Pourtant, elle touche particulièrement les familles confrontées à des problématiques transfrontières notamment en matière matrimoniale, de responsabilité parentale (résidence de l’enfant et droit de visite de l’autre parent) et d’enlèvement d’enfants au sein de l’Union Européenne. Elle renforce la force exécutoire d’une décision. Une décision étrangère statuant par exemple sur la résidence habituelle d’un enfant et l’octroi d’un droit de visite et d’hébergement à l’autre parent, pourra être plus facilement exécutée en France, et inversement lorsque la décision vient de la France et doit être exécutée dans un autre État membre.

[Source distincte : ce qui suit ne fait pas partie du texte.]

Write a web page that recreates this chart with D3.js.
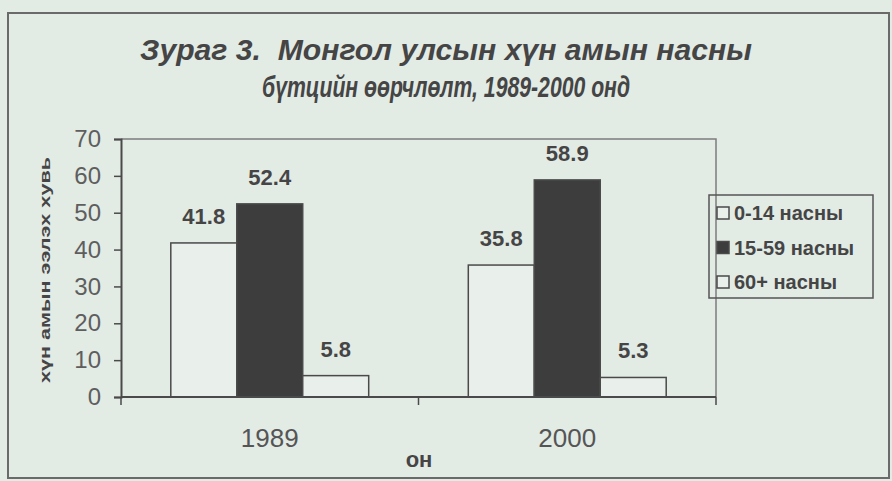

Elle élargit également son application aux conventions de divorce ; les accords enregistrés par les notaires tombent dans le champ d’application du règlement. Il faut rappeler sur ce point qu’initialement, seuls les accords de divorce conclus dans le cadre d’une procédure judiciaire étaient concernés.
Enfin, le droit de l’enfant d’exprimer son opinion est consacré dès lors que l’enfant est capable de discernement, et qu’exprimer son opinion devient une possibilité réelle et effective. Petit bémol néanmoins : il ne s’agit en aucun cas d’une obligation d’entendre l’enfant, le juge n’est pas lié par des éventuels souhaits exprimés par l’enfant lors de son audition. En quelque sorte un retour à la case départ…
Face à un problème structurel, la réalité quotidienne est bien différente
Le dynamisme des pages Facebook, des divers forums en ligne et la multiplication des pétitions effraient et ne détrompent en rien de la réalité quotidienne. Ce qui semble acquis dans le droit ne l’est pas forcément dans la réalité.
Nombre de nos concitoyens, mères et pères de famille, souffrent de ne pas pouvoir maintenir des relations personnelles avec leurs enfants parce que le troisième parent allemand, le Jugendamt, contrecarre l’exercice légitime de leurs droits de parents. L’office allemand de la jeunesse ne retient souvent que leurs devoirs.
Les élus de proximité sont régulièrement sollicités quand la souffrance naît. Le Conseiller des Français de l’étranger est en première ligne pour devoir apporter réconfort et assistance face à cette différence culturelle majeure. Il est là pour informer et aiguiller dans un monde où la dissémination de l’information règne.
Alerter toutes les autorités locales et françaises ne suffit pas. Car, au-delà, le problème du Jugendamt est structurel et politique avant d’être juridique.
Le droit du divorce en Allemagne, contrairement à presque tous les autres pays de l’Union Européenne, n’a pas de modèle alternatif. Le gouvernement fédéral devra remodeler le pouvoir et le rôle des bureaux de protection de la jeunesse. Mais cela dépasse les compétences des élus de proximité. L’ Assemblée Parlementaire Franco-Allemande, sous l’impulsion des élus de proximité, les conseillers et les parlementaires, devra se saisir un jour ou l’autre de ce sujet qui fâche.